## DATA SHOWN:
[start]

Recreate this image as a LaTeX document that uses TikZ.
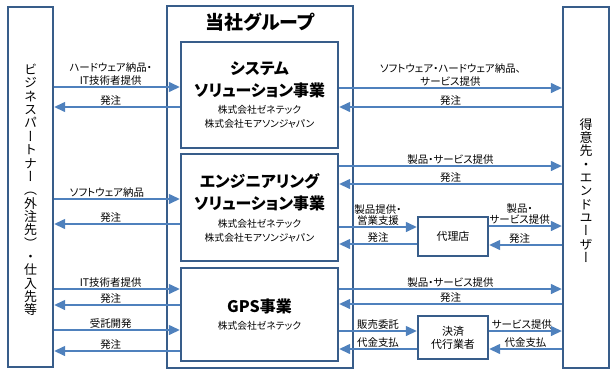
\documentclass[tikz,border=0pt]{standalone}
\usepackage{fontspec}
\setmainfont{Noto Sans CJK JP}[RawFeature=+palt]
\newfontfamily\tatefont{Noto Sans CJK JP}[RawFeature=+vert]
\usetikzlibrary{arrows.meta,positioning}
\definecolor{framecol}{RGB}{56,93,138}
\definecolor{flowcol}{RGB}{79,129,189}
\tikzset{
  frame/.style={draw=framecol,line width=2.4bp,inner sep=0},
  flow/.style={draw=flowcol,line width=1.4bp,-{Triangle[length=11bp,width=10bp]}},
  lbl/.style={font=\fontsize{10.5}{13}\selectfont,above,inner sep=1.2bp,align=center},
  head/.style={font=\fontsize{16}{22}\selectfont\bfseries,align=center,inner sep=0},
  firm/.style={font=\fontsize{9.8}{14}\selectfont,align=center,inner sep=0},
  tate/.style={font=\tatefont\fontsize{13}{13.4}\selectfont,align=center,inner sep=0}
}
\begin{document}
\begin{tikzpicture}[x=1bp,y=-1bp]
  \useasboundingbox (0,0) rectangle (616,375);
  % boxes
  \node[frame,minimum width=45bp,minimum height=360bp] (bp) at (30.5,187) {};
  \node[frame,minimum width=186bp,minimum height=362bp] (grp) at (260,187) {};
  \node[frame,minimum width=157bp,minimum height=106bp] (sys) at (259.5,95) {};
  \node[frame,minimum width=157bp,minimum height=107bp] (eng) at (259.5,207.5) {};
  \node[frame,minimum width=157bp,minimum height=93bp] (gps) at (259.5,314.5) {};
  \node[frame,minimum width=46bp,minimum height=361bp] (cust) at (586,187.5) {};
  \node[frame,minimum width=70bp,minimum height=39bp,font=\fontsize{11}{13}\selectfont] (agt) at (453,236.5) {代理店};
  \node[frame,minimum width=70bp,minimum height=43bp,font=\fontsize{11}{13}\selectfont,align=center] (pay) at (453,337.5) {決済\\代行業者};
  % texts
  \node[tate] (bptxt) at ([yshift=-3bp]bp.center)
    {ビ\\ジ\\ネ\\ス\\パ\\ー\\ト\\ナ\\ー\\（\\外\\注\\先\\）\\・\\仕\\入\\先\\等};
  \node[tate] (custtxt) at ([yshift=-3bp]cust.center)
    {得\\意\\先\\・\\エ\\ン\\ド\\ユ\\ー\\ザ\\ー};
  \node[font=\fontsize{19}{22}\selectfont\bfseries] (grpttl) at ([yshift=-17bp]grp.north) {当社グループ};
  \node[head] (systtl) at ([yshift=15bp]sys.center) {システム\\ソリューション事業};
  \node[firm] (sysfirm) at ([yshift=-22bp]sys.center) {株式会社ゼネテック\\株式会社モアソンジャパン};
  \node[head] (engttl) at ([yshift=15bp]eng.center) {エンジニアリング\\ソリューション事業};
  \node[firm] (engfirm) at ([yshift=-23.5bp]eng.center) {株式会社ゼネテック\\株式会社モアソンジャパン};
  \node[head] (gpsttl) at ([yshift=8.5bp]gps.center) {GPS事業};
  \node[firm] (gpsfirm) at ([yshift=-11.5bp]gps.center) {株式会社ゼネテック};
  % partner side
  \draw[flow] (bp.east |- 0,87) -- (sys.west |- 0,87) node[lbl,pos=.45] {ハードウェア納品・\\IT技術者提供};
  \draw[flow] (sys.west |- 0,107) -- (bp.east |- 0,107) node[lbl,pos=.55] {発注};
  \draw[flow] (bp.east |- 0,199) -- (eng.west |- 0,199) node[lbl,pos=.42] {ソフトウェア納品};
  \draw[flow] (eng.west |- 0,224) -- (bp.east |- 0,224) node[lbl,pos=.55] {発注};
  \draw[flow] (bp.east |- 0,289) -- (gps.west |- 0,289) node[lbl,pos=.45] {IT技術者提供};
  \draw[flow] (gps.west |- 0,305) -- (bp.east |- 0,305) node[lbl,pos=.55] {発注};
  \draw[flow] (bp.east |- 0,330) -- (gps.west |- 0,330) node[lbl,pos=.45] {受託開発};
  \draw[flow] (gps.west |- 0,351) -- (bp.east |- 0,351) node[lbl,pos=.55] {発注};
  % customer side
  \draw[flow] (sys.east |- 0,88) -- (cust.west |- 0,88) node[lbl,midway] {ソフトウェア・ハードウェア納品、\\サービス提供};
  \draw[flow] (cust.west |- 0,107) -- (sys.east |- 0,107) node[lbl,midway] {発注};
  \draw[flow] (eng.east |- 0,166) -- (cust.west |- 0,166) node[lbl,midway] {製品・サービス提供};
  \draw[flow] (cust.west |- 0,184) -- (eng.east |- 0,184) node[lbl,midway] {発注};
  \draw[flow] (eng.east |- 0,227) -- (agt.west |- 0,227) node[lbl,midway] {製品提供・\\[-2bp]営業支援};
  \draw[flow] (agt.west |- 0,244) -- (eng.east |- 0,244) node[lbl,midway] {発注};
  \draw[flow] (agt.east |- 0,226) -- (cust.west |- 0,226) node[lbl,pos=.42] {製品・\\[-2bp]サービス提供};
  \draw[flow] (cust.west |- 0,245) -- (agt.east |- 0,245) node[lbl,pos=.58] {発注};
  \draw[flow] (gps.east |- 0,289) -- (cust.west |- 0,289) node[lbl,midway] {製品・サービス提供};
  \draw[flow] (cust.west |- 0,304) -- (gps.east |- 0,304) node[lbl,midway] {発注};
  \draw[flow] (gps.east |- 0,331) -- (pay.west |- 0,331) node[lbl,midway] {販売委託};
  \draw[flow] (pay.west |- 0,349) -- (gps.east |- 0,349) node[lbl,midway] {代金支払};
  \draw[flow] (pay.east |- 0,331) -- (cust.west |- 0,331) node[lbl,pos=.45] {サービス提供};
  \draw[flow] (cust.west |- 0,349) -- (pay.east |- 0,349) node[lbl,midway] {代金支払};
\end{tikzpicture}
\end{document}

[end]
[start]

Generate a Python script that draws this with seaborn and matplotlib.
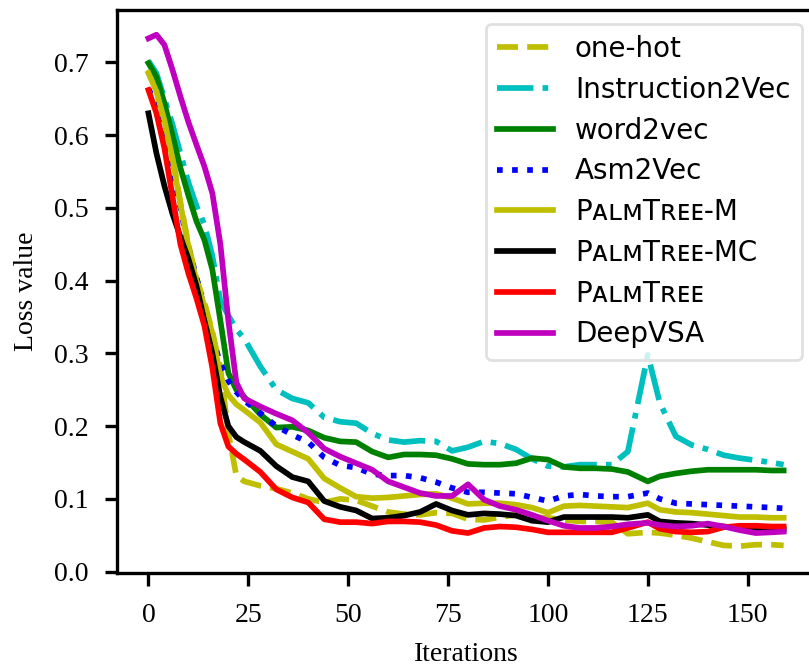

[end]
[start]

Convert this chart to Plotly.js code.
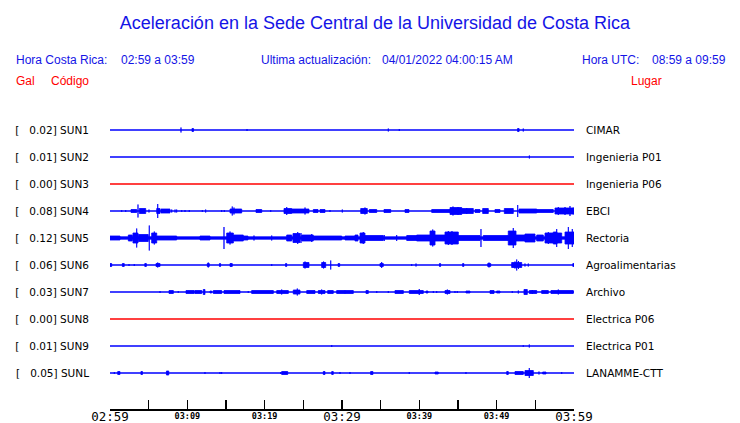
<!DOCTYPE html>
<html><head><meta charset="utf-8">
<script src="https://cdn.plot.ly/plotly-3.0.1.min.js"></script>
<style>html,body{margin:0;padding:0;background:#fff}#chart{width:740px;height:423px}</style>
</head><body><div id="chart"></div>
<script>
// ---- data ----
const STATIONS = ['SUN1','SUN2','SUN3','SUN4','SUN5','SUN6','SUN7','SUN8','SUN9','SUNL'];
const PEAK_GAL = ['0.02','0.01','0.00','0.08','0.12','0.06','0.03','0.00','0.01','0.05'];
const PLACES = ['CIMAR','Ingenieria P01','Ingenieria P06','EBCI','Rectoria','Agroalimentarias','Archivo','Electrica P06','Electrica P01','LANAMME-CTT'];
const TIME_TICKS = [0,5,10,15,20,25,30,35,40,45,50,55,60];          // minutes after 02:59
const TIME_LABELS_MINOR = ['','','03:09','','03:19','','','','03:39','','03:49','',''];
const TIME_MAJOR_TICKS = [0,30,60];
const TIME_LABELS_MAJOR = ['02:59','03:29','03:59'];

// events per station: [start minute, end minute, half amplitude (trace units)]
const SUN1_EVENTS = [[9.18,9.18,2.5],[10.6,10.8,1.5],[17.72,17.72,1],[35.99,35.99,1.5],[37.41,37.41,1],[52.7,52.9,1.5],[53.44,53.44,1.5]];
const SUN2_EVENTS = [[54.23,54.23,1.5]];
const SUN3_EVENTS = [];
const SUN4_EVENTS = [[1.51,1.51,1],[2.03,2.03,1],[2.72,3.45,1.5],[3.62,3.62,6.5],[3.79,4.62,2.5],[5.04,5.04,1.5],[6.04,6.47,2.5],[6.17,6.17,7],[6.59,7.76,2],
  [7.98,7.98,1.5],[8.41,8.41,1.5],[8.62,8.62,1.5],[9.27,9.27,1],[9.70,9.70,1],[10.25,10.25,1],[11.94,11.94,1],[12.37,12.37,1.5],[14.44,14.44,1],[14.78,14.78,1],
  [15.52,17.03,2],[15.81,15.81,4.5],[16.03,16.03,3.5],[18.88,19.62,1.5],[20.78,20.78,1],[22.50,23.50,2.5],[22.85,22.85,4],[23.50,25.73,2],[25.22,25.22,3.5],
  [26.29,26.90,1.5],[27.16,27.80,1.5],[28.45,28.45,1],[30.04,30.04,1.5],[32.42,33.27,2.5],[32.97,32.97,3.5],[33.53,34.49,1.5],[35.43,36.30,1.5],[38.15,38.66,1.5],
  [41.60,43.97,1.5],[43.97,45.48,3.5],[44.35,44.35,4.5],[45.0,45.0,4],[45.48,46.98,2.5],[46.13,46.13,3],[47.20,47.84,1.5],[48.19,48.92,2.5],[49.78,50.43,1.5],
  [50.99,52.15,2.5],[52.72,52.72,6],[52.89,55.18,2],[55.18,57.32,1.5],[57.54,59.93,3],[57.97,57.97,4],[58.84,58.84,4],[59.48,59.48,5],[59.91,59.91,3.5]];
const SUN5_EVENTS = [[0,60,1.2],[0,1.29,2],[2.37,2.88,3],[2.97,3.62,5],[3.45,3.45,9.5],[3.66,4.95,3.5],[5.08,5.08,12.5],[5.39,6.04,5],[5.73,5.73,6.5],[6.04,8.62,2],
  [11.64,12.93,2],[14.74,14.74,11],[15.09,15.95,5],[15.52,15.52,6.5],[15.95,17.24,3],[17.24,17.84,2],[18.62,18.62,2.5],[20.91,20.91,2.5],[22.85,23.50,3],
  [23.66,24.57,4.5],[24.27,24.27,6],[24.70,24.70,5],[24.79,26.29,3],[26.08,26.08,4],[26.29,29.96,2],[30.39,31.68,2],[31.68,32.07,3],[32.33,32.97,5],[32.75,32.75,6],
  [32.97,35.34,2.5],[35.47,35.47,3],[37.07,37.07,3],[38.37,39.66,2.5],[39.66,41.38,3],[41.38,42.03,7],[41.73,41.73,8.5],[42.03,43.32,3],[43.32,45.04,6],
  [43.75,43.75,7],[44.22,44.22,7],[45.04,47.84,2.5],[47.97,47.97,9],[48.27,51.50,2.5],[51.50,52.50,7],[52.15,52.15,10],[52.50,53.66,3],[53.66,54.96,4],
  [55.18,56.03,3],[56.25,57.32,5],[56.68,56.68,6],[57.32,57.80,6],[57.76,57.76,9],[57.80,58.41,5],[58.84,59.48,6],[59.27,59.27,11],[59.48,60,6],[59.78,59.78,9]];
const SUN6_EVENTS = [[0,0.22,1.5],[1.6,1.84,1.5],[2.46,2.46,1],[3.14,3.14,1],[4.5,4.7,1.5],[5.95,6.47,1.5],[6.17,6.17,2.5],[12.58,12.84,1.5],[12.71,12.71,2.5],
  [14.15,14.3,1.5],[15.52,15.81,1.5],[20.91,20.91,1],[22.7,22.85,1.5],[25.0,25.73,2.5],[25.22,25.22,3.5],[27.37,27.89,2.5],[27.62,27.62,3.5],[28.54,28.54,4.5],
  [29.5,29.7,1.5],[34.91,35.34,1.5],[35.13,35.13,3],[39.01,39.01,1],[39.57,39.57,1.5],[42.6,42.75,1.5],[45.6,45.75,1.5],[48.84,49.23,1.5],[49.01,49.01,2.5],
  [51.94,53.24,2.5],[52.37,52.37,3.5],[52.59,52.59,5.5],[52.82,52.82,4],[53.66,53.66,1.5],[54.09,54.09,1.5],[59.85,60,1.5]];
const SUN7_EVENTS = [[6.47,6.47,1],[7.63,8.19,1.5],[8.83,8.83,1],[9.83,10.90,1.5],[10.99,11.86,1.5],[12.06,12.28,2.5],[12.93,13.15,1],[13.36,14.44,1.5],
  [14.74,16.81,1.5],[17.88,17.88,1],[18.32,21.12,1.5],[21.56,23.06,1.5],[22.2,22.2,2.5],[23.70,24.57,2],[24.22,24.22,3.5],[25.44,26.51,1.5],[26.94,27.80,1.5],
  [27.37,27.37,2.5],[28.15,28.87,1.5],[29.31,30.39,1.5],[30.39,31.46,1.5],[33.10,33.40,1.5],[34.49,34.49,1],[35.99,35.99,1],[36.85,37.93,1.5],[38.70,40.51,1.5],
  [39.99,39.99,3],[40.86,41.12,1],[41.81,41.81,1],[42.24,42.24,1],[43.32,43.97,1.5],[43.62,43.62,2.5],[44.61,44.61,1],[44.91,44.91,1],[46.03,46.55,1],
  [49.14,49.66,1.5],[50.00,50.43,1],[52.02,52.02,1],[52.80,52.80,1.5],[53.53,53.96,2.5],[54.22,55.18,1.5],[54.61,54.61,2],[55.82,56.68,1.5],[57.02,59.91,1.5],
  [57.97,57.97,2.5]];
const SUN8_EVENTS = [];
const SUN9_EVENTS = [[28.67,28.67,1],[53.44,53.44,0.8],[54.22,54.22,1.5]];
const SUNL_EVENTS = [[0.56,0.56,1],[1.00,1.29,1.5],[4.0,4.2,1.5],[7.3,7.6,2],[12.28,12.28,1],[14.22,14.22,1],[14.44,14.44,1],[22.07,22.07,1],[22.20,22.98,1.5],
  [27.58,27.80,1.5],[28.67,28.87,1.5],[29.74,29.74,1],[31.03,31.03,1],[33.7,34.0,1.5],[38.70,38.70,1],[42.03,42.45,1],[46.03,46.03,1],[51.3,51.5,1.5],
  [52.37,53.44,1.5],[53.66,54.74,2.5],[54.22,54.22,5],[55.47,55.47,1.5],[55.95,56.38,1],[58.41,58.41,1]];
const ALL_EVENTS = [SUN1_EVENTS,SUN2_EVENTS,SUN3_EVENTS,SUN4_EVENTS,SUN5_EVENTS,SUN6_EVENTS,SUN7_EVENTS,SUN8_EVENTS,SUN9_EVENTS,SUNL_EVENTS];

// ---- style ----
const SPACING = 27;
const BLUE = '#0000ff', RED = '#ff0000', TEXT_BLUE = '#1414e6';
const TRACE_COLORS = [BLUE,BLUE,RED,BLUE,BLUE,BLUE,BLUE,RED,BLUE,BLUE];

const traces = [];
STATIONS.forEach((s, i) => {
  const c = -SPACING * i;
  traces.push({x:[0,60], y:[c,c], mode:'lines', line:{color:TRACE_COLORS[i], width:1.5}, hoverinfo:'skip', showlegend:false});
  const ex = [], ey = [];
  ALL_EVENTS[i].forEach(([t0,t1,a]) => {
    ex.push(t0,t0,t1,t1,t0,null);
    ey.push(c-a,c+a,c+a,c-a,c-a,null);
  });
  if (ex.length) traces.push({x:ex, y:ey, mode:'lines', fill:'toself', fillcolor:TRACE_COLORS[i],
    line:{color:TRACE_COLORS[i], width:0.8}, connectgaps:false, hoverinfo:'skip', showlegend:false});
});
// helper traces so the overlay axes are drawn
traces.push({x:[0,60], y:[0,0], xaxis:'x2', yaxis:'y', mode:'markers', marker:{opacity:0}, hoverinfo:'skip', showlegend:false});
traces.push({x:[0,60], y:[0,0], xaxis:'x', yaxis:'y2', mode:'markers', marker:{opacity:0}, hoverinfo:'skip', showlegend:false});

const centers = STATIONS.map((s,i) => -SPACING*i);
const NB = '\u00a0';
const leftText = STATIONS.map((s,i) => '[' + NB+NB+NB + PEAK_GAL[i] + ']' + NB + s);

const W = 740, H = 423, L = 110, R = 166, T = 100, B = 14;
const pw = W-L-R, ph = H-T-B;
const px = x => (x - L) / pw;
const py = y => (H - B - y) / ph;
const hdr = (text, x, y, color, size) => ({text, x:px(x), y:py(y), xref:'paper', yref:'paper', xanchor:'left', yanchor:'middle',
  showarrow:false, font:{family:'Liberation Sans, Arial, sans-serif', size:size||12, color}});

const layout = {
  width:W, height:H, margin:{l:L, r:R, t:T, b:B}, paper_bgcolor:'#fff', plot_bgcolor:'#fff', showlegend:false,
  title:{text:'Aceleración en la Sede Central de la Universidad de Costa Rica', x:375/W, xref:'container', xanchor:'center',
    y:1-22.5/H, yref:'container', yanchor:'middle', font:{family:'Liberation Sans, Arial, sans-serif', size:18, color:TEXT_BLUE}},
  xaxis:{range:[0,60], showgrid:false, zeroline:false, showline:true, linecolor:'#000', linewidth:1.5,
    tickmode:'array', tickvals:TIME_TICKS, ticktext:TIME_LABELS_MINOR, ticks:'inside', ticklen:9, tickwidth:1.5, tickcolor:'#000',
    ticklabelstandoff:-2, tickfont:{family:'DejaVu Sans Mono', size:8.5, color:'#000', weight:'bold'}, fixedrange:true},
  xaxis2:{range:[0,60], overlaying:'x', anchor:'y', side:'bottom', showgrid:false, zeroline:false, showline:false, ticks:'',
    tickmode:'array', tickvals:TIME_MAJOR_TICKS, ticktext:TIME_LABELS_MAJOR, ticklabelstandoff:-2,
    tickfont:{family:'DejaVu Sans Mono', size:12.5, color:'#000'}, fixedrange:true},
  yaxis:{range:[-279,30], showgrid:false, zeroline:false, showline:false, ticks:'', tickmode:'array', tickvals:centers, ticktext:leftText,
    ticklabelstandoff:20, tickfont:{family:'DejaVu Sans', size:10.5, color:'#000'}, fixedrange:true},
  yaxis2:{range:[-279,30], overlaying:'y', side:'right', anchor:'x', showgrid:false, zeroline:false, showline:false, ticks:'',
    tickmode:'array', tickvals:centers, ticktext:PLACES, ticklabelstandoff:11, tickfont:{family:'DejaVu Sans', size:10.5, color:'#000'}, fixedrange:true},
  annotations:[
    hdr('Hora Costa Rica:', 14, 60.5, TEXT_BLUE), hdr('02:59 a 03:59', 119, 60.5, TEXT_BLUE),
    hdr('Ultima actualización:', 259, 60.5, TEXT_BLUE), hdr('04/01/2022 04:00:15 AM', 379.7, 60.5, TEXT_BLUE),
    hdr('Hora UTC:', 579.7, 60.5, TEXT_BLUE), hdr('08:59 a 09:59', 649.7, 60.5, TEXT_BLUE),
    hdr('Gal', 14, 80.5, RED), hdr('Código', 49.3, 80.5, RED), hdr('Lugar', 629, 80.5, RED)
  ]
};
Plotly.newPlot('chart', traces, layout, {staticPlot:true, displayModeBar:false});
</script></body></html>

[end]

Read the data above and pull out each line that holds the string "this".

Recreate this image as a LaTeX document that uses TikZ.
Generate a Python script that draws this with seaborn and matplotlib.
Convert this chart to Plotly.js code.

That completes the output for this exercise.